§ What the task asks: Extract the whole listing as it stands. Do not include the pictures.

§ Collected material:
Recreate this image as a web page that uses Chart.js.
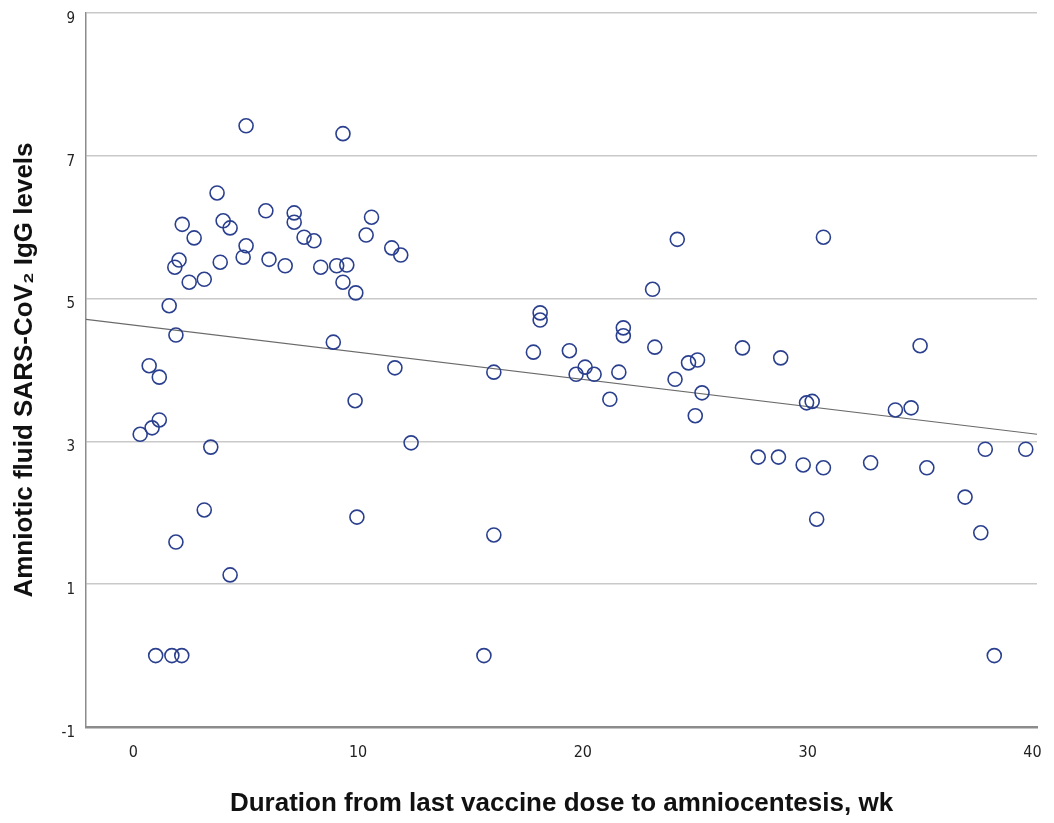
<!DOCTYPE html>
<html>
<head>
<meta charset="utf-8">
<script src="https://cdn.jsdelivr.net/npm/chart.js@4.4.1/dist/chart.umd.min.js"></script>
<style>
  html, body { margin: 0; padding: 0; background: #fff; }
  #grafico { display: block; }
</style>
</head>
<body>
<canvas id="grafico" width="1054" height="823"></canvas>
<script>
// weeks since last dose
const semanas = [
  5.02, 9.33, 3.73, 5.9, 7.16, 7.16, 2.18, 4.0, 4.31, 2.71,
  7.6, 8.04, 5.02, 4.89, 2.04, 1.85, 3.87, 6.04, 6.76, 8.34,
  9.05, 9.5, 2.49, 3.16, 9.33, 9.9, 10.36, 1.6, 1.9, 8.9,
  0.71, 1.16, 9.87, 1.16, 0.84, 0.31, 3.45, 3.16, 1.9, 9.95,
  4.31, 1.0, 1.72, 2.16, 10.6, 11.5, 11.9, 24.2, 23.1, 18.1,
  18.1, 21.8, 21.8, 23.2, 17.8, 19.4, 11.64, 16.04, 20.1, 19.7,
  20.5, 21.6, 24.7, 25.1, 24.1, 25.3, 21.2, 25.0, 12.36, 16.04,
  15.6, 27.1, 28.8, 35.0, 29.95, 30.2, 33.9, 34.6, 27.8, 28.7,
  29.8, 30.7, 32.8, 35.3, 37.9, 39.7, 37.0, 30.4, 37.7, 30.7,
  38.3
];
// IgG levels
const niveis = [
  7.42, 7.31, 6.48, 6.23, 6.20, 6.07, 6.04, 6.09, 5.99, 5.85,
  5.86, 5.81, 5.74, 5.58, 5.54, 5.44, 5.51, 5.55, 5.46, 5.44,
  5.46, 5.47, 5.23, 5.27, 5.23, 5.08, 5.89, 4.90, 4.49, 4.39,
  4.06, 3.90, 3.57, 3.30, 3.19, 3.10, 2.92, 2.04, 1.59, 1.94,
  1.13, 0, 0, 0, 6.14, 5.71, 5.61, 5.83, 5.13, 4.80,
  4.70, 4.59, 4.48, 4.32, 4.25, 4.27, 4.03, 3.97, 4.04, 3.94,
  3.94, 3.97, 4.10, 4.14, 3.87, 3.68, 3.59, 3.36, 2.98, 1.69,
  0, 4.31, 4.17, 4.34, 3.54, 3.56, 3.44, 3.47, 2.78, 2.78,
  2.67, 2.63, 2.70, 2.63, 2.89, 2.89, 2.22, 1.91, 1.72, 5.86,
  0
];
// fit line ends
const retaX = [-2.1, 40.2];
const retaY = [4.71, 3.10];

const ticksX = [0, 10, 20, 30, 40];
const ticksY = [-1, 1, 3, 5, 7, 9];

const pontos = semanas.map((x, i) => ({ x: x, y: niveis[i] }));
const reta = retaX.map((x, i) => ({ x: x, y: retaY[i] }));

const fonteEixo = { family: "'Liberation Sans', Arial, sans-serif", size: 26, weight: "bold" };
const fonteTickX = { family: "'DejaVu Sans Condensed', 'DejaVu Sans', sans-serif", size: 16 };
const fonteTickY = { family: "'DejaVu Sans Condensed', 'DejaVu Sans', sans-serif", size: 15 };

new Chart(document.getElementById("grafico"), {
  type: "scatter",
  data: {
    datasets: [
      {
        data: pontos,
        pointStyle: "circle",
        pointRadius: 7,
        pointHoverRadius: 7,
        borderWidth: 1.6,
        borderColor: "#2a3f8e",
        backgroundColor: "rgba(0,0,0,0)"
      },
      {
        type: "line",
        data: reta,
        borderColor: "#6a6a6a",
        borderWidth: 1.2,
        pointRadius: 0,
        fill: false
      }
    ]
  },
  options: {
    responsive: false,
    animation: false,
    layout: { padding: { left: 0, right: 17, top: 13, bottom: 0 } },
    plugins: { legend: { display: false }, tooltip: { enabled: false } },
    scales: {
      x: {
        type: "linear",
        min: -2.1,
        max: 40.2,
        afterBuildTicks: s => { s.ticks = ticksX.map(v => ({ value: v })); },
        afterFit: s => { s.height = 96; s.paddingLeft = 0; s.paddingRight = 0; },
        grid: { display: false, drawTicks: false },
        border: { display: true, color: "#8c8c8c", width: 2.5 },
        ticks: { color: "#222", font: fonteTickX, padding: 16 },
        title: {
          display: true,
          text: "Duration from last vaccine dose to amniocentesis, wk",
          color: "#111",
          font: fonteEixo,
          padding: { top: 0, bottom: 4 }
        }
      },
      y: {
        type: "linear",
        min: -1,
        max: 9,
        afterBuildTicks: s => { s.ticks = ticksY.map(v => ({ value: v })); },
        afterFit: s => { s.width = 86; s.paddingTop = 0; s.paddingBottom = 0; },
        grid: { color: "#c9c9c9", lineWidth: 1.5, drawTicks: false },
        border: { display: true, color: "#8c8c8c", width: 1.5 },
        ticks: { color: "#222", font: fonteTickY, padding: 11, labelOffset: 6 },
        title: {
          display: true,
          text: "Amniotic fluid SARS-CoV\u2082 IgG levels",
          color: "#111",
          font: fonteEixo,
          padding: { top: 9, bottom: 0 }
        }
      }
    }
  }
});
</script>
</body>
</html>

§ Solution for this exercise:
Recreate this image as a web page that uses Chart.js.
<!DOCTYPE html>
<html>
<head>
<meta charset="utf-8">
<script src="https://cdn.jsdelivr.net/npm/chart.js@4.4.1/dist/chart.umd.min.js"></script>
<style>
  html, body { margin: 0; padding: 0; background: #fff; }
  #grafico { display: block; }
</style>
</head>
<body>
<canvas id="grafico" width="1054" height="823"></canvas>
<script>
// weeks since last dose
const semanas = [
  5.02, 9.33, 3.73, 5.9, 7.16, 7.16, 2.18, 4.0, 4.31, 2.71,
  7.6, 8.04, 5.02, 4.89, 2.04, 1.85, 3.87, 6.04, 6.76, 8.34,
  9.05, 9.5, 2.49, 3.16, 9.33, 9.9, 10.36, 1.6, 1.9, 8.9,
  0.71, 1.16, 9.87, 1.16, 0.84, 0.31, 3.45, 3.16, 1.9, 9.95,
  4.31, 1.0, 1.72, 2.16, 10.6, 11.5, 11.9, 24.2, 23.1, 18.1,
  18.1, 21.8, 21.8, 23.2, 17.8, 19.4, 11.64, 16.04, 20.1, 19.7,
  20.5, 21.6, 24.7, 25.1, 24.1, 25.3, 21.2, 25.0, 12.36, 16.04,
  15.6, 27.1, 28.8, 35.0, 29.95, 30.2, 33.9, 34.6, 27.8, 28.7,
  29.8, 30.7, 32.8, 35.3, 37.9, 39.7, 37.0, 30.4, 37.7, 30.7,
  38.3
];
// IgG levels
const niveis = [
  7.42, 7.31, 6.48, 6.23, 6.20, 6.07, 6.04, 6.09, 5.99, 5.85,
  5.86, 5.81, 5.74, 5.58, 5.54, 5.44, 5.51, 5.55, 5.46, 5.44,
  5.46, 5.47, 5.23, 5.27, 5.23, 5.08, 5.89, 4.90, 4.49, 4.39,
  4.06, 3.90, 3.57, 3.30, 3.19, 3.10, 2.92, 2.04, 1.59, 1.94,
  1.13, 0, 0, 0, 6.14, 5.71, 5.61, 5.83, 5.13, 4.80,
  4.70, 4.59, 4.48, 4.32, 4.25, 4.27, 4.03, 3.97, 4.04, 3.94,
  3.94, 3.97, 4.10, 4.14, 3.87, 3.68, 3.59, 3.36, 2.98, 1.69,
  0, 4.31, 4.17, 4.34, 3.54, 3.56, 3.44, 3.47, 2.78, 2.78,
  2.67, 2.63, 2.70, 2.63, 2.89, 2.89, 2.22, 1.91, 1.72, 5.86,
  0
];
// fit line ends
const retaX = [-2.1, 40.2];
const retaY = [4.71, 3.10];

const ticksX = [0, 10, 20, 30, 40];
const ticksY = [-1, 1, 3, 5, 7, 9];

const pontos = semanas.map((x, i) => ({ x: x, y: niveis[i] }));
const reta = retaX.map((x, i) => ({ x: x, y: retaY[i] }));

const fonteEixo = { family: "'Liberation Sans', Arial, sans-serif", size: 26, weight: "bold" };
const fonteTickX = { family: "'DejaVu Sans Condensed', 'DejaVu Sans', sans-serif", size: 16 };
const fonteTickY = { family: "'DejaVu Sans Condensed', 'DejaVu Sans', sans-serif", size: 15 };

new Chart(document.getElementById("grafico"), {
  type: "scatter",
  data: {
    datasets: [
      {
        data: pontos,
        pointStyle: "circle",
        pointRadius: 7,
        pointHoverRadius: 7,
        borderWidth: 1.6,
        borderColor: "#2a3f8e",
        backgroundColor: "rgba(0,0,0,0)"
      },
      {
        type: "line",
        data: reta,
        borderColor: "#6a6a6a",
        borderWidth: 1.2,
        pointRadius: 0,
        fill: false
      }
    ]
  },
  options: {
    responsive: false,
    animation: false,
    layout: { padding: { left: 0, right: 17, top: 13, bottom: 0 } },
    plugins: { legend: { display: false }, tooltip: { enabled: false } },
    scales: {
      x: {
        type: "linear",
        min: -2.1,
        max: 40.2,
        afterBuildTicks: s => { s.ticks = ticksX.map(v => ({ value: v })); },
        afterFit: s => { s.height = 96; s.paddingLeft = 0; s.paddingRight = 0; },
        grid: { display: false, drawTicks: false },
        border: { display: true, color: "#8c8c8c", width: 2.5 },
        ticks: { color: "#222", font: fonteTickX, padding: 16 },
        title: {
          display: true,
          text: "Duration from last vaccine dose to amniocentesis, wk",
          color: "#111",
          font: fonteEixo,
          padding: { top: 0, bottom: 4 }
        }
      },
      y: {
        type: "linear",
        min: -1,
        max: 9,
        afterBuildTicks: s => { s.ticks = ticksY.map(v => ({ value: v })); },
        afterFit: s => { s.width = 86; s.paddingTop = 0; s.paddingBottom = 0; },
        grid: { color: "#c9c9c9", lineWidth: 1.5, drawTicks: false },
        border: { display: true, color: "#8c8c8c", width: 1.5 },
        ticks: { color: "#222", font: fonteTickY, padding: 11, labelOffset: 6 },
        title: {
          display: true,
          text: "Amniotic fluid SARS-CoV\u2082 IgG levels",
          color: "#111",
          font: fonteEixo,
          padding: { top: 9, bottom: 0 }
        }
      }
    }
  }
});
</script>
</body>
</html>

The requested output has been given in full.